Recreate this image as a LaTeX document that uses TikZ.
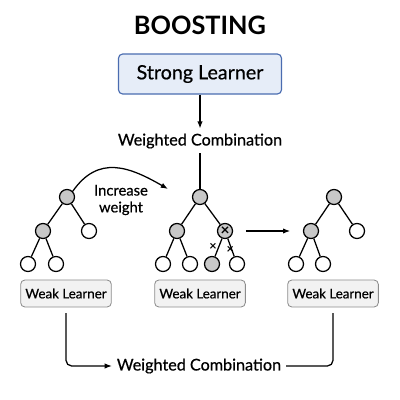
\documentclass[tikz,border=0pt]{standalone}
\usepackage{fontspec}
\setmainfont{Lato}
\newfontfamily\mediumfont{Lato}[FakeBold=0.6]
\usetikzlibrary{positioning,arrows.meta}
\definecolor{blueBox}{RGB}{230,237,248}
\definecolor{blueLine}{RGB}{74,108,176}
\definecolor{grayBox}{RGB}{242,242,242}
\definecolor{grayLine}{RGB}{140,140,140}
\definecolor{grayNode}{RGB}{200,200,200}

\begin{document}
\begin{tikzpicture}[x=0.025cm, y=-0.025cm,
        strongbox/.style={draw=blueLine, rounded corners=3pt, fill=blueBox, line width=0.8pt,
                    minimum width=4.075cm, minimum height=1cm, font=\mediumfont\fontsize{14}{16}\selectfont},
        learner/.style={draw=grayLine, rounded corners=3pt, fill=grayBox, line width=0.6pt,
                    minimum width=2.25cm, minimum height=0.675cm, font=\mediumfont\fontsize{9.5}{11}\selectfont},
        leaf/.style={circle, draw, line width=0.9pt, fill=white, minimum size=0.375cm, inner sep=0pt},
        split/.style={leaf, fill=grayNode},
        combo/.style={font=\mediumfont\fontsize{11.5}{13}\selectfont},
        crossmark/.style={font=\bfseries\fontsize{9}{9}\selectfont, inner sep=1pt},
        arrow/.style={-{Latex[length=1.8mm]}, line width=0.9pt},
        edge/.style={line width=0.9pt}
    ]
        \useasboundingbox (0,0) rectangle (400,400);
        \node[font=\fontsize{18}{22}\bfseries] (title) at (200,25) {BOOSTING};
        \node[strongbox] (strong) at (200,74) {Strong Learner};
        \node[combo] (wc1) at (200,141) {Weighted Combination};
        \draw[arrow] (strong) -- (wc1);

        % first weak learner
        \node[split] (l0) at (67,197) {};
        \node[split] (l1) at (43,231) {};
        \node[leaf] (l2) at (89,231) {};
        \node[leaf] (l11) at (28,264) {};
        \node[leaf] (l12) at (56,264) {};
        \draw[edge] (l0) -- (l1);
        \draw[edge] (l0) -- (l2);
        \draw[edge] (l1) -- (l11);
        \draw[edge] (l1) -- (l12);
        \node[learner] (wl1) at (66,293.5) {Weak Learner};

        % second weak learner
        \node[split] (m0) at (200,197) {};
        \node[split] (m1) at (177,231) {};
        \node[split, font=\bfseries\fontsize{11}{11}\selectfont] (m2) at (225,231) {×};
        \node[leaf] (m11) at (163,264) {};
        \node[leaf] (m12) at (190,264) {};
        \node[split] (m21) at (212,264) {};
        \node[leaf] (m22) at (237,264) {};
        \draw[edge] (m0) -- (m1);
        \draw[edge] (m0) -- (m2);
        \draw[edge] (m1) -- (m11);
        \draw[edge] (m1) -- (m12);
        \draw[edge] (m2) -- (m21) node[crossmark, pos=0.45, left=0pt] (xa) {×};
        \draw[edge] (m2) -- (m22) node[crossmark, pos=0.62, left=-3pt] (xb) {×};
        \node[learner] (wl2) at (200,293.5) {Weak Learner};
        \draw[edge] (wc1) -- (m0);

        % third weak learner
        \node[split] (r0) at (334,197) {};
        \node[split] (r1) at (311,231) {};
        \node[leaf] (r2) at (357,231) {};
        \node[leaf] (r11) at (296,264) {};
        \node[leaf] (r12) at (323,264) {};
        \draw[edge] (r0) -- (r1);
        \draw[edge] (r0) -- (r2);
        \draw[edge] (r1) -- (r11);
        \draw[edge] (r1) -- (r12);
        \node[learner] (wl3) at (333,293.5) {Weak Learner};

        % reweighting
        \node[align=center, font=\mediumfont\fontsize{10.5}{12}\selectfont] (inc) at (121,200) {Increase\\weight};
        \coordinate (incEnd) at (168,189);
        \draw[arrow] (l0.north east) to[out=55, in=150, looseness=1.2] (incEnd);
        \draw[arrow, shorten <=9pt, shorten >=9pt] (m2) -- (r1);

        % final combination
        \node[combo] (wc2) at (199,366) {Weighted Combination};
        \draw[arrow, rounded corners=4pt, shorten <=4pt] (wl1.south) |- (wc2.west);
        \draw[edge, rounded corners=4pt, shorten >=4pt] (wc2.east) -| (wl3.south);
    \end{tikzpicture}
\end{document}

= = = = = = =

§ EXERCISE AIM
Transcribe the whole listing exactly. Pictures are excluded.

§ ANSWER TO THE EXERCISE
Recreate this image as a LaTeX document that uses TikZ.
\documentclass[tikz,border=0pt]{standalone}
\usepackage{fontspec}
\setmainfont{Lato}
\newfontfamily\mediumfont{Lato}[FakeBold=0.6]
\usetikzlibrary{positioning,arrows.meta}
\definecolor{blueBox}{RGB}{230,237,248}
\definecolor{blueLine}{RGB}{74,108,176}
\definecolor{grayBox}{RGB}{242,242,242}
\definecolor{grayLine}{RGB}{140,140,140}
\definecolor{grayNode}{RGB}{200,200,200}

\begin{document}
\begin{tikzpicture}[x=0.025cm, y=-0.025cm,
        strongbox/.style={draw=blueLine, rounded corners=3pt, fill=blueBox, line width=0.8pt,
                    minimum width=4.075cm, minimum height=1cm, font=\mediumfont\fontsize{14}{16}\selectfont},
        learner/.style={draw=grayLine, rounded corners=3pt, fill=grayBox, line width=0.6pt,
                    minimum width=2.25cm, minimum height=0.675cm, font=\mediumfont\fontsize{9.5}{11}\selectfont},
        leaf/.style={circle, draw, line width=0.9pt, fill=white, minimum size=0.375cm, inner sep=0pt},
        split/.style={leaf, fill=grayNode},
        combo/.style={font=\mediumfont\fontsize{11.5}{13}\selectfont},
        crossmark/.style={font=\bfseries\fontsize{9}{9}\selectfont, inner sep=1pt},
        arrow/.style={-{Latex[length=1.8mm]}, line width=0.9pt},
        edge/.style={line width=0.9pt}
    ]
        \useasboundingbox (0,0) rectangle (400,400);
        \node[font=\fontsize{18}{22}\bfseries] (title) at (200,25) {BOOSTING};
        \node[strongbox] (strong) at (200,74) {Strong Learner};
        \node[combo] (wc1) at (200,141) {Weighted Combination};
        \draw[arrow] (strong) -- (wc1);

        % first weak learner
        \node[split] (l0) at (67,197) {};
        \node[split] (l1) at (43,231) {};
        \node[leaf] (l2) at (89,231) {};
        \node[leaf] (l11) at (28,264) {};
        \node[leaf] (l12) at (56,264) {};
        \draw[edge] (l0) -- (l1);
        \draw[edge] (l0) -- (l2);
        \draw[edge] (l1) -- (l11);
        \draw[edge] (l1) -- (l12);
        \node[learner] (wl1) at (66,293.5) {Weak Learner};

        % second weak learner
        \node[split] (m0) at (200,197) {};
        \node[split] (m1) at (177,231) {};
        \node[split, font=\bfseries\fontsize{11}{11}\selectfont] (m2) at (225,231) {×};
        \node[leaf] (m11) at (163,264) {};
        \node[leaf] (m12) at (190,264) {};
        \node[split] (m21) at (212,264) {};
        \node[leaf] (m22) at (237,264) {};
        \draw[edge] (m0) -- (m1);
        \draw[edge] (m0) -- (m2);
        \draw[edge] (m1) -- (m11);
        \draw[edge] (m1) -- (m12);
        \draw[edge] (m2) -- (m21) node[crossmark, pos=0.45, left=0pt] (xa) {×};
        \draw[edge] (m2) -- (m22) node[crossmark, pos=0.62, left=-3pt] (xb) {×};
        \node[learner] (wl2) at (200,293.5) {Weak Learner};
        \draw[edge] (wc1) -- (m0);

        % third weak learner
        \node[split] (r0) at (334,197) {};
        \node[split] (r1) at (311,231) {};
        \node[leaf] (r2) at (357,231) {};
        \node[leaf] (r11) at (296,264) {};
        \node[leaf] (r12) at (323,264) {};
        \draw[edge] (r0) -- (r1);
        \draw[edge] (r0) -- (r2);
        \draw[edge] (r1) -- (r11);
        \draw[edge] (r1) -- (r12);
        \node[learner] (wl3) at (333,293.5) {Weak Learner};

        % reweighting
        \node[align=center, font=\mediumfont\fontsize{10.5}{12}\selectfont] (inc) at (121,200) {Increase\\weight};
        \coordinate (incEnd) at (168,189);
        \draw[arrow] (l0.north east) to[out=55, in=150, looseness=1.2] (incEnd);
        \draw[arrow, shorten <=9pt, shorten >=9pt] (m2) -- (r1);

        % final combination
        \node[combo] (wc2) at (199,366) {Weighted Combination};
        \draw[arrow, rounded corners=4pt, shorten <=4pt] (wl1.south) |- (wc2.west);
        \draw[edge, rounded corners=4pt, shorten >=4pt] (wc2.east) -| (wl3.south);
    \end{tikzpicture}
\end{document}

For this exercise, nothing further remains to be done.